Our narrator is invited to the house and Orimbelli soon becomes one of his crew, spending his time in Oggebbio at the villa and sleeping in the eponymous bishop’s bedroom. (Cleofe’s late great-uncle had been a bishop and stayed in that room. His vestments are still in the wardrobe.)
The two men, with Cleofe’s full approval, go off on their travels round the lake, with Orimbelli soon learning how to crew, the various parts of the lake and the winds. In particular, both men seem to know various women who are entertained on board or in hotels, though our narrator is somewhat bitter that Orimbelli always seems to end up with the more attractive woman, despite the fact that, in the narrator’s eyes, he himself is singularly unattractive. I had to acknowledge that Orimbelli had always been more adept at taking my prey off me. …He’d managed to snatch the tastiest morsel right out from under my nose.
Though Cleofe is jealous, not least because her husband seems to have had affairs before, she is glad to get him out of her hair, as there seems to be little love lost between the two. Nevertheless, the narrator and Orimbelli make sure that the women are kept away from her or, at least, seen only as being with the narrator.
However, the narrator is gradually learning that Orimbelli is not exactly what he seems. Orimbelli was surely one of those devils who stir things up wherever they go, who lack respect or a shred of principle, a well-mannered monster, a wolf in sheep’s clothing.
Things take a turn when Matilde decides she wants to sail on the yacht and soon she is a regular, with things becoming complicated, with both men attracted to her. Things become even more complicated when an unexpected death takes place though both men have clear alibis.
Chiara shows here a story of men who have been through war and now want to make up for lost time. We were convinced, instead, that we’d been robbed of our best years, and when the war was over we wanted to reinvent our youth. We wanted to recover, to make the most of our physical strength and our continuing youth. For them recovering their lost youth is the freedom to sail around Lake Maggiore, casually moving from Italy to Switzerland and back, stopping where they want, when they want and, of course, lots of casual sex. What is interesting is that not only the men but also the women seem happy to indulge in casual sex. Some of the women are married. This is not the conventional view of Italian women of that era.
Chiara not only gives us an effective portrait of the post-war Italian man and woman. Throughout the novel, indeed, almost from when we first meet Orimbelli, we are aware that there is something distinctly shady about him and our narrator eventually catches up with us, though keeping his suspicion to himself. Chiara cleverly builds up the suspense, throwing us off the trail more than once.

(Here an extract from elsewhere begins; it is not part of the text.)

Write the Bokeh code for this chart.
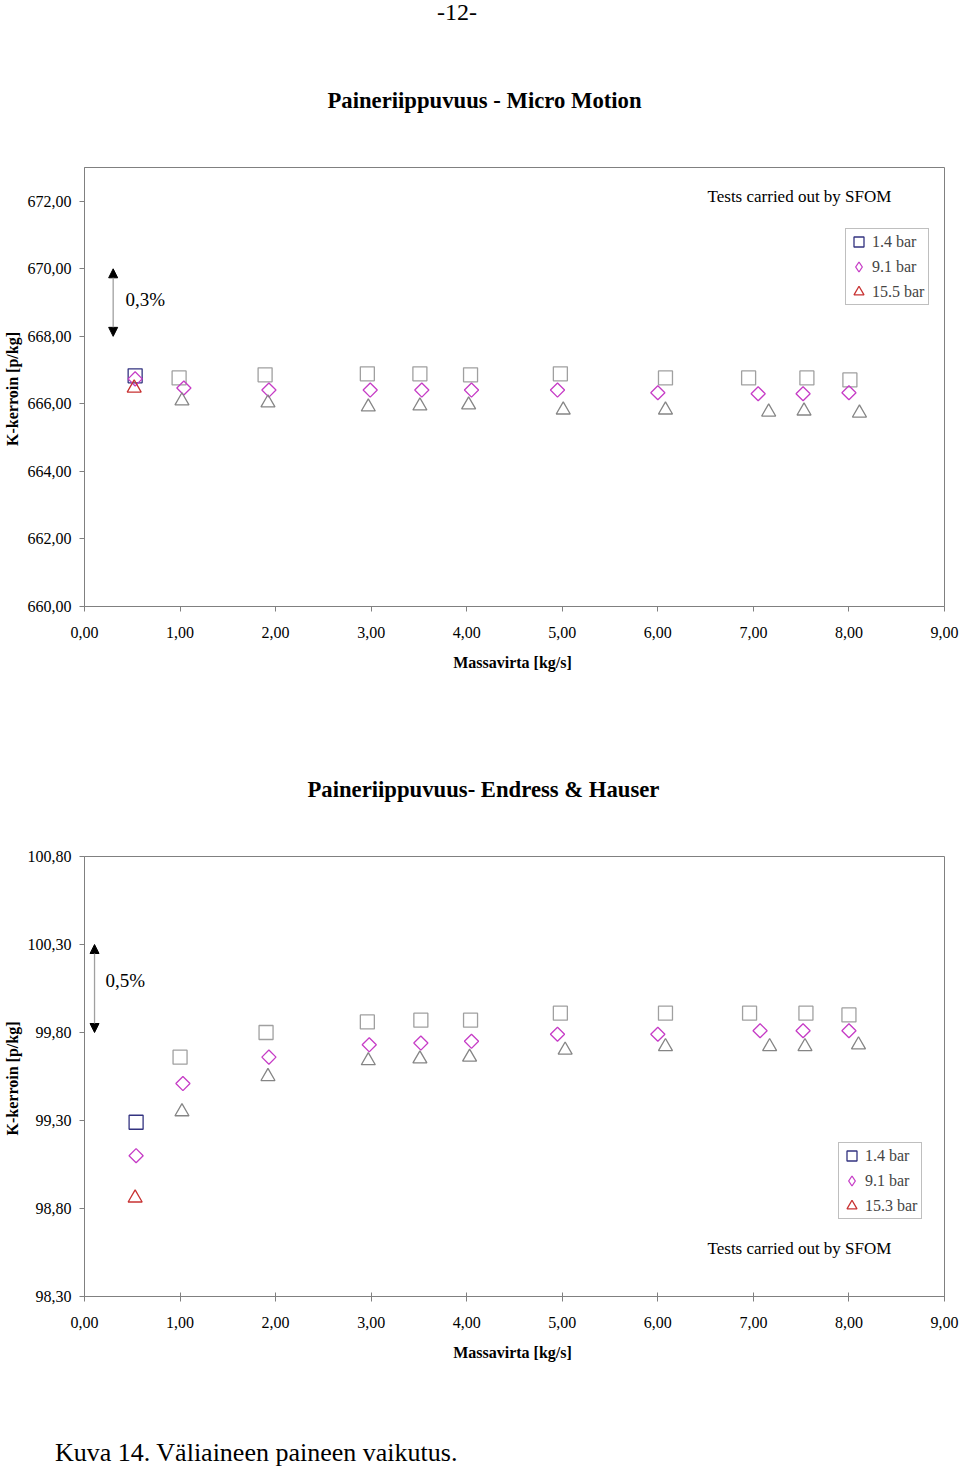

It is interesting that this book was first published in 1986 and is now published in English for the first time, some forty-three after its original publication and thirty-three years after the death of the author. More and more, it seems that small publishers like New Vessel Press are finding hidden gems from the past and not just focussing on recently published works. This book does seem somewhat dated but it is a charming datedness which make the book that more enjoyable.